Q&A: Do we have to pay a flip tax?
Q I am the owner of an apartment in a co-op where I own about 9% of the outstanding shares. We are in the process of selling our apartment and were told that there would be about a 1% flip tax payable to the co-op after the sale. This flip tax was an amendment to the offering plan, which was ratified about three months after we moved in. The flip tax was not mentioned to us when we were buying nor were we invited to a shareholder meeting to approve such an amendment. The original offering plan required a 2/3 vote to approve such amendments. Even though we are only 9% owners, shouldn’t we have had the opportunity to vote and state our case? Would we have much ground to stand on if we stated that we should not have to pay this flip tax?

—Upset on the Upper East Side

A “A “flip tax” or transfer fee is a common way for cooperative corporations to build a reserve fund to finance future capital improvements,” according to attorney Mindy H. Stern, a partner with the Manhattan-based law firm of Schoeman Updike Kaufman & Stern, LLP.

“Sometimes the tax is reflected in the original governing documents (the bylaws and proprietary lease) when the co-op is created by the sponsor, and reflected in the sponsor’s offering plan. More often, they are adopted after the plan is created. In that case, both the bylaws and the proprietary lease must be amended to reflect the corporation’s right to impose it. Such amendments must be approved by a vote of the requisite number of shares described in each of those documents (often two thirds, sometimes three quarters of all shares entitled to vote), either by a vote at a properly called meeting at which a quorum is present after prior timely written notice to all shareholders, or by the shareholders’ unanimous written consent.

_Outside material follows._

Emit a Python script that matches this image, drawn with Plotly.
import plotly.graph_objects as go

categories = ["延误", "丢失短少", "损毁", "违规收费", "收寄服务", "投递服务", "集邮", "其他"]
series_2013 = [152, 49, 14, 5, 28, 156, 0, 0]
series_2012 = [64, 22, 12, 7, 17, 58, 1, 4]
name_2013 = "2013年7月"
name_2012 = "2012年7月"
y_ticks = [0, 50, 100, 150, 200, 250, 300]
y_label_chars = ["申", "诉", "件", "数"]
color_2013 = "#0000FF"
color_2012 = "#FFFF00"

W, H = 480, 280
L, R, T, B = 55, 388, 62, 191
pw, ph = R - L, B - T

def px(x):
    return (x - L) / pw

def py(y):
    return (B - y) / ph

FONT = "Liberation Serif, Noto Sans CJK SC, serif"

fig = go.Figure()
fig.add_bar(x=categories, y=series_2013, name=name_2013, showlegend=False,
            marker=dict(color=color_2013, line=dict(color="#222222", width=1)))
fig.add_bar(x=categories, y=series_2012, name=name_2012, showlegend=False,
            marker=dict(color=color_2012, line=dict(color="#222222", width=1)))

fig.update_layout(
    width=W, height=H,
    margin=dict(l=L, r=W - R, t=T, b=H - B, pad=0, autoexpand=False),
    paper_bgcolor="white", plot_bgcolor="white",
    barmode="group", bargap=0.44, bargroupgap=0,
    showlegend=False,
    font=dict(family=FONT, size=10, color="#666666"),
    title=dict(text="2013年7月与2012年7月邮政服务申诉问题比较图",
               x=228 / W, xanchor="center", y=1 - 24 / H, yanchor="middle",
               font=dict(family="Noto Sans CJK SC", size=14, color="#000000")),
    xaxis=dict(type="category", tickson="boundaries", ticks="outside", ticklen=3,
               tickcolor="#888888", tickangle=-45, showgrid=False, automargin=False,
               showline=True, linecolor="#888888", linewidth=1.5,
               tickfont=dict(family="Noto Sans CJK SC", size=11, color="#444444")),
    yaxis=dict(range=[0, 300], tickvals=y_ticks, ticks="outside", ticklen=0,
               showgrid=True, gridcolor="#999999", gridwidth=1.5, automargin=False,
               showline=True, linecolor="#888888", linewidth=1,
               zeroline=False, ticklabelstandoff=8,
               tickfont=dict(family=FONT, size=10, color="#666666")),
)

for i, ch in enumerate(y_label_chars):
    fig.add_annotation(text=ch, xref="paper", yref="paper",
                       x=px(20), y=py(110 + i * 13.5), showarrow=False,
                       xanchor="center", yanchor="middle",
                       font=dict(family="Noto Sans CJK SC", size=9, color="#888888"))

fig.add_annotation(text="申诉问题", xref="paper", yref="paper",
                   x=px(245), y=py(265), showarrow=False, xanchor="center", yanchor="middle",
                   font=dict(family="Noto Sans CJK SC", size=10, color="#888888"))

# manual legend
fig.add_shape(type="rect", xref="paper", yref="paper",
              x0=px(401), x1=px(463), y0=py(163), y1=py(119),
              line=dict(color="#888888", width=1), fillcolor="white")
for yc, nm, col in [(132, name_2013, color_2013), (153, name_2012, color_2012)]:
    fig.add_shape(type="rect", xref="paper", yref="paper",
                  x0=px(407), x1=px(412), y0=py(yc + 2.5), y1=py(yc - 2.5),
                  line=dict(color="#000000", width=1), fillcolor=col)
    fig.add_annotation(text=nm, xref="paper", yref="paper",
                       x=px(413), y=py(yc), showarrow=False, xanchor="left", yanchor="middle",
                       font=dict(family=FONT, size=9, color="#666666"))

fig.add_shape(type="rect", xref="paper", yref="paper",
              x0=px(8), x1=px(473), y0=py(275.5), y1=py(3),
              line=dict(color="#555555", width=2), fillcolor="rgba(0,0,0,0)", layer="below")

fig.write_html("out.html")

“Many cooperative corporation bylaws also require bylaw amendments to be approved by the Board of Directors, again, either by a vote at a properly called meeting at which a quorum is present after prior timely written notice to all directors, or by the directors’ unanimous written consent. It is unclear from the inquirer’s description whether all of the corporate formalities were complied with in this case. I suggest that he or she consult with an attorney to review the documentation provided by the cooperative as well as the relevant governing documents to determine if this flip tax was properly enacted, and if not, to help the inquirer figure out the best course of action under the circumstances.”